Yukarıda izah edildiği şekilde gerçekleşen olayda; yol yapım çalışmasını yapan şirketlerin saha sorumlusu olan sanığın, hükme esas alınan kaza tespit tutanağı, keşfe binaen tanzim edilen 12/09/2013 ile 19/09/2013 tarihli bilirkişi raporları ile Adli Tıp Trafik İhtisas Dairesi tarafından tanzim edilen 01/09/2014 tarihli raporunda da belirtildiği üzere asli kusurlu olarak bir kişinin ölümüne bir kişininde yaralanmasına sebebiyet verdiği anlaşılmakla, mahkemenin kabul ve takdirinde bir isabetsizlik bulunmamıştır.

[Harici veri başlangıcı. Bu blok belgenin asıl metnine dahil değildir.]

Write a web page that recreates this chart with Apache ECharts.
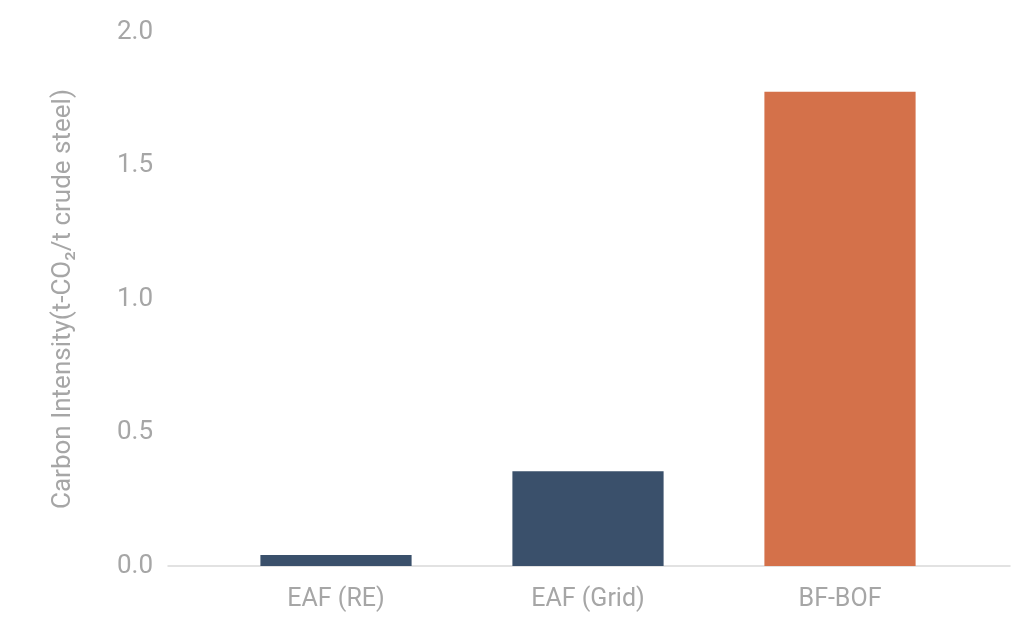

Yapılan yargılamaya, toplanıp karar yerinde gösterilen delillere, mahkemenin kovuşturma sonuçlarına uygun olarak oluşan kanaat ve takdirine, incelenen dosya kapsamına göre, sanık müdafinin kusur durumuna, eksik incelemeye ve sair nedenlere ilişkin temyiz itirazlarının reddi ile hükmün isteme uygun olarak ONANMASINA,
B. Sanık ...'ın hakkında verilen mahkumiyet hükmüne ilişkin yapılan temyiz incelenmesinde ise;
Yargıtay Ceza Genel Kurulunun 23/01/2018 tarih, 2017/463 Esas, 2018/20 Karar sayılı ve 23/01/2018 tarih, 2015/962 Esas, 2018/16 Karar sayılı ilamlarında vurgulandığı üzere, sanık hakkında hükmolunan adli para cezasının ödenmemesi halinin infaz aşamasında değerlendirilmesi gerektiği dikkate alındığında, 5237 sayılı TCK'nın 52/4. maddesine yönelik uygulama bozma nedeni yapılmamıştır.

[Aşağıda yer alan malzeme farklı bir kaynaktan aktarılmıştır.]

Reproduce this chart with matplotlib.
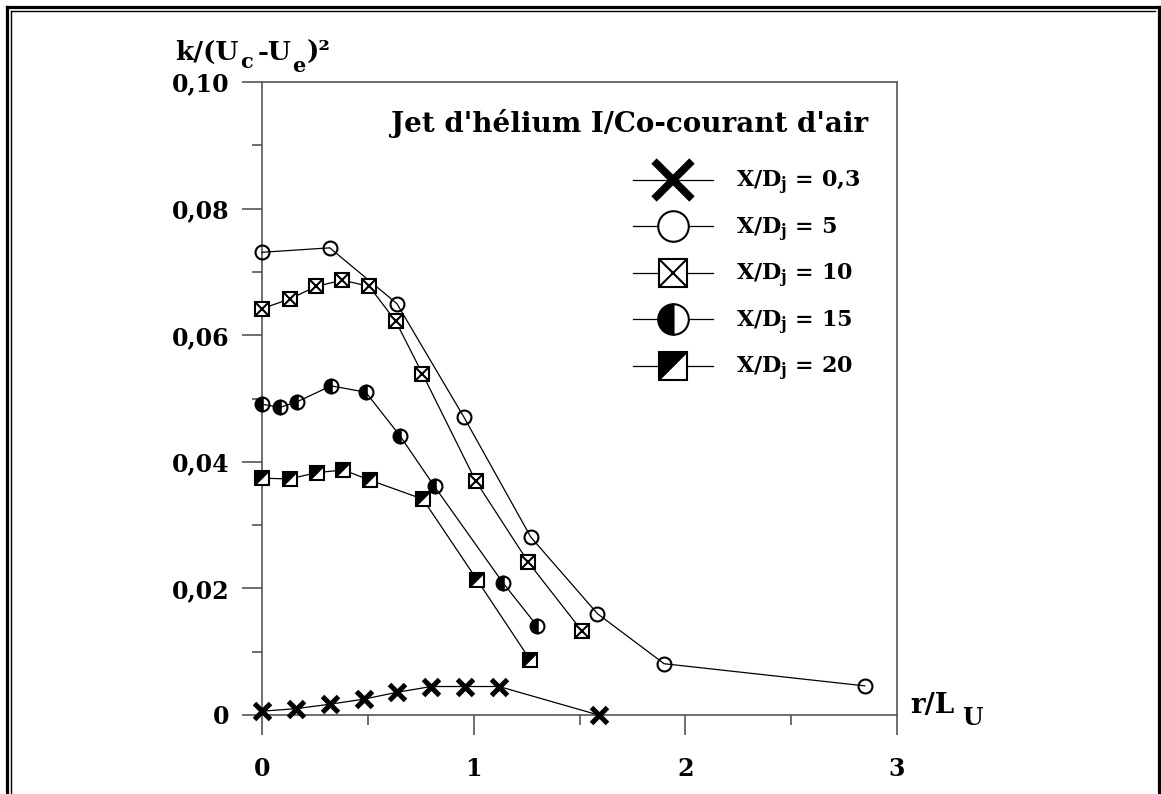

Yapılan yargılamaya, toplanıp karar yerinde gösterilen delillere, mahkemenin kovuşturma sonuçlarına uygun olarak oluşan kanaat ve takdirine, incelenen dosya kapsamına göre, sanığın TCK'nın 22/6. maddesinin tartışılmamasına ilişkin temyiz itirazlarının reddine ancak,
Yukarıda izah edildiği şekilde gerçekleşen olayda; aracı kullanan sanığın, hükme esas alınan kaza tespit tutanağı, keşfe binaen tanzim edilen 12/09/2013 ile 19/09/2013 tarihli bilirkişi raporları ile Adli Tıp Trafik İhtisas Dairesi tarafından tanzim edilen 01/09/2014 tarihli raporunda da belirtildiği üzere tali kusurlu olarak bir kişinin ölümüne sebebiyet verdiği anlaşılmakla, yapılan incelemede;
CMK’nın 231. maddesindeki "hükmün açıklanmasının geri bırakılması" düzenlemesi için öngörülen koşulların, dosyaya yansıyan bilgi ve kanıtlarla birlikte denetime olanak verecek şekilde, somut gerekçeler gösterilmek suretiyle değerlendirildikten sonra, sanık hakkında ''hükmün açıklanmasının geri bırakılmasına" ilişkin düzenlemenin uygulanıp uygulanmayacağına karar verilmesi gerekirken; dosya içeriğine göre, sanığın 20/10/2014 tarihli talimat duruşmasında; hakkında hükmün açıklanmasının geri bırakılmasını kabul ettiği, temyiz dilekçesinde, ölen kişinin kendisinin kız kardeşinin eşi olduğu, kız kardeşinin ve yeğenlerinin kendisinden şikayetçi olmadıklarını, kız kardeşi ile yeğenlerinin bir takım zararlarını karşıladığını beyan ettiği ve ölen ...'ın eşi ... ile oğlu ...'ın soruşturma aşamasında kimseden şikayetçi olmadıkları, kovuşturma aşamasında dinlenmedikleri dikkate alındığında; mahkemece ölenin yakınlarının zararı olup olmadığı yönünde bir araştırma yapılmadığı ve somut zarar miktarı da belirlenmediği anlaşılmakla; olay nedeniyle ölenin yakınlarında meydana gelen zararın mahkemece basit bir araştırma yapılarak tespit edilip, sanığa zararı giderme imkanı da tanındıktan sonra, sabıkası olmayan ve hükmün açıklanmasının geri bırakılması talebinde bulunan sanık hakkında, ölenin zararlarını gidermediğinden bahisle CMK'nın 231. maddesinde düzenlenen ''hükmün açıklanmasının geri bırakılması" hükümlerinin uygulanmamasına karar verilmesi,
Kanuna aykırı olup, sanığın temyiz itirazları bu itibarla yerinde görüldüğünden 5320 sayılı Kanunun 8/1. maddesi gereğince halen uygulanmakta olan 1412 sayılı CMUK'un 321. maddesi uyarınca hükmün isteme aykırı olarak BOZULMASINA; 02/03/2022 tarihinde oybirliğiyle karar verildi.